Oh, don't get me wrong, all that's there. But that's the circus intended for "rubes." Water for Elephants is the real circus, with alcoholism and filth, a whole different language (redlighting and kinkers), where people worry about literally being thrown from the train.

When the illusion -- the circus spun to enchant you and I -- is stripped away, what you get is Water for Elephants.

But what really won me over is that the "circus" is only the setting in this book. Fascinating, yes, and years and miles from any life I've led. But the story, as all great stories must be, is what happens between a handful of very real people (some noble, some cruel), each with specific driving desires and needs that sometimes confict.
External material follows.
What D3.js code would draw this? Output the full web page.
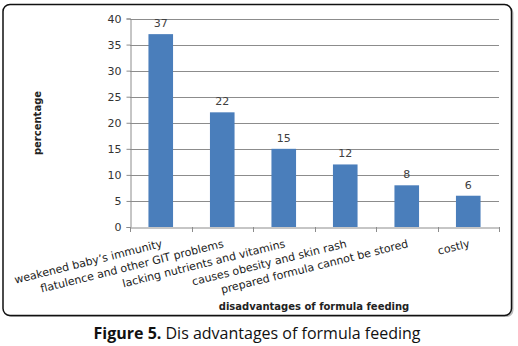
<!DOCTYPE html>
<html><head><meta charset="utf-8">
<script src="https://cdn.jsdelivr.net/npm/d3@7"></script>
<style>body{margin:0;background:#fff;}svg{display:block;}</style>
</head><body>
<script>
const categories = ["weakened baby’s immunity","flatulence and other GIT problems","lacking nutrients and vitamins","causes obesity and skin rash","prepared formula cannot be stored","costly"];
const values = [37,22,15,12,8,6];
const yTicks = [0,5,10,15,20,25,30,35,40];

const W=518,H=346;
const svg=d3.select("body").append("svg").attr("width",W).attr("height",H);
svg.append("rect").attr("x",4.5).attr("y",6).attr("width",509).attr("height",311).attr("rx",7).attr("fill","#bbb");
svg.append("rect").attr("x",3).attr("y",4.5).attr("width",508.5).attr("height",311).attr("rx",7)
  .attr("fill","#fff").attr("stroke","#111").attr("stroke-width",1.5);

const x=d3.scaleBand().domain(categories).range([130,499]).paddingInner(0.6).paddingOuter(0.3);
const xb=d3.scaleBand().domain(categories).range([130,499]);
const y=d3.scaleLinear().domain([0,40]).range([227,18.5]);
const font="DejaVu Sans";

// gridlines
svg.append("g").selectAll("line").data(yTicks.slice(1)).join("line")
  .attr("x1",130).attr("x2",499).attr("y1",d=>Math.round(y(d))+0.5).attr("y2",d=>Math.round(y(d))+0.5)
  .attr("stroke","#8c8c8c").attr("stroke-width",1);

// y axis
const ya=svg.append("g").attr("transform","translate(130.5,0)").call(d3.axisLeft(y).tickValues(yTicks).tickSize(4).tickPadding(5));
ya.select(".domain").attr("stroke","#8c8c8c");
ya.selectAll("line").attr("stroke","#8c8c8c");
ya.selectAll("text").attr("font-family",font).attr("font-size",11).attr("fill","#333");

// bars
svg.append("g").selectAll("rect").data(values).join("rect")
  .attr("x",(d,i)=>x(categories[i])).attr("width",x.bandwidth())
  .attr("y",d=>y(d)).attr("height",d=>y(0)-y(d)).attr("fill","#4a7ebb");

// x axis
const xa=svg.append("g").attr("transform","translate(0,227.5)").call(d3.axisBottom(xb).tickSize(0).tickFormat(""));
xa.select(".domain").attr("stroke","#8c8c8c");
svg.append("g").selectAll("line").data(d3.range(categories.length+1)).join("line")
  .attr("x1",i=>Math.round(130+i*xb.step())+0.5).attr("x2",i=>Math.round(130+i*xb.step())+0.5)
  .attr("y1",227).attr("y2",232).attr("stroke","#8c8c8c");

// data labels
svg.append("g").selectAll("text").data(values).join("text")
  .attr("x",(d,i)=>x(categories[i])+x.bandwidth()/2).attr("y",d=>y(d)-7)
  .attr("text-anchor","middle").attr("font-family",font).attr("font-size",11).attr("fill","#404040").text(d=>d);

// category labels
svg.append("g").selectAll("text").data(categories).join("text")
  .attr("transform",d=>`translate(${xb(d)+xb.bandwidth()/2+2},247) rotate(-14)`)
  .attr("text-anchor","end").attr("font-family",font).attr("font-size",11).attr("fill","#222").text(d=>d);

// axis titles
svg.append("text").attr("transform","translate(41,123) rotate(-90)").attr("text-anchor","middle")
  .attr("font-family",font).attr("font-size",10).attr("font-weight","bold").attr("fill","#222").text("percentage");
svg.append("text").attr("x",314).attr("y",310).attr("text-anchor","middle")
  .attr("font-family",font).attr("font-size",10).attr("font-weight","bold").attr("fill","#222").text("disadvantages of formula feeding");

// caption
const cap=svg.append("text").attr("x",257).attr("y",339).attr("text-anchor","middle")
  .attr("font-family","Open Sans").attr("font-size",16).attr("fill","#111");
cap.append("tspan").attr("font-weight","bold").text("Figure 5.");
cap.append("tspan").text(" Dis advantages of formula feeding");
</script>
</body></html>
Water for Elephants was recommended on a number of blogs I read, and when I saw Sara Gruen had toured with Joshilyn Jackson, I made a note of the title. Learning later she was a NaNo-winner, I moved the book right to the top of the my stack.

And I'm glad I did. This was a perfect summer read: compelling, suspenseful, filled with characters I loved and hated.

In fact, if I had read Water for Elephants before reading Madonnas of Leningrad by Debra Dean, I might have said there was nothing Gruen could have done to improve her book. But alas, no. I read the other first.

Gruen's main character, Jacob, is 91 or 93 (he can't remember, though it doesn't seem to bother him too much). I think he's starting down the slippery slide into Alzheimer's, but it doesn't ring true. Yes, Jacob does flit between the past and the present, but he's always clearly in one or the other. There's no sign of the confusion that goes with early Alzheimer's, where the individual knows when and/or where they are, but things seem off and people are missing.

As Gruen's luck would have it, I just read Madonnas of Leningrad, and that protagonist (also telling her own story in first person point of view) often got confused. Part of the joy in reading Madonnas, in fact, was observing the confusion and the poignant way the protagonist tried to cling to common sense in a world increasingly nonsensical.

Perhaps Gruen isn't writing about Alzheimers at all, in which case this whole discussion is pointless, but it did seem that's what she was hinting about.

Still, despite the Alzheimer's issue, once I got halfway through Water for Elephants, I couldn't put it down. I stayed up reading until I finished it. And tired as I am, that is very high praise, indeed.

You think, from the Prologue, that you know how the story will end, and you do. Sort of. But Gruen throws two startling twists into the end: one shocking, one charming and delightful.

It's not a happy ending, not in a Disneyesque everybody-comes-out-all-right way, but it's a satisfying ending. It ends as it has to (as good literature always does).

Water for Elephants is getting a lot of buzz, most of it from individuals rather than publicity, and you know ... I think I understand why.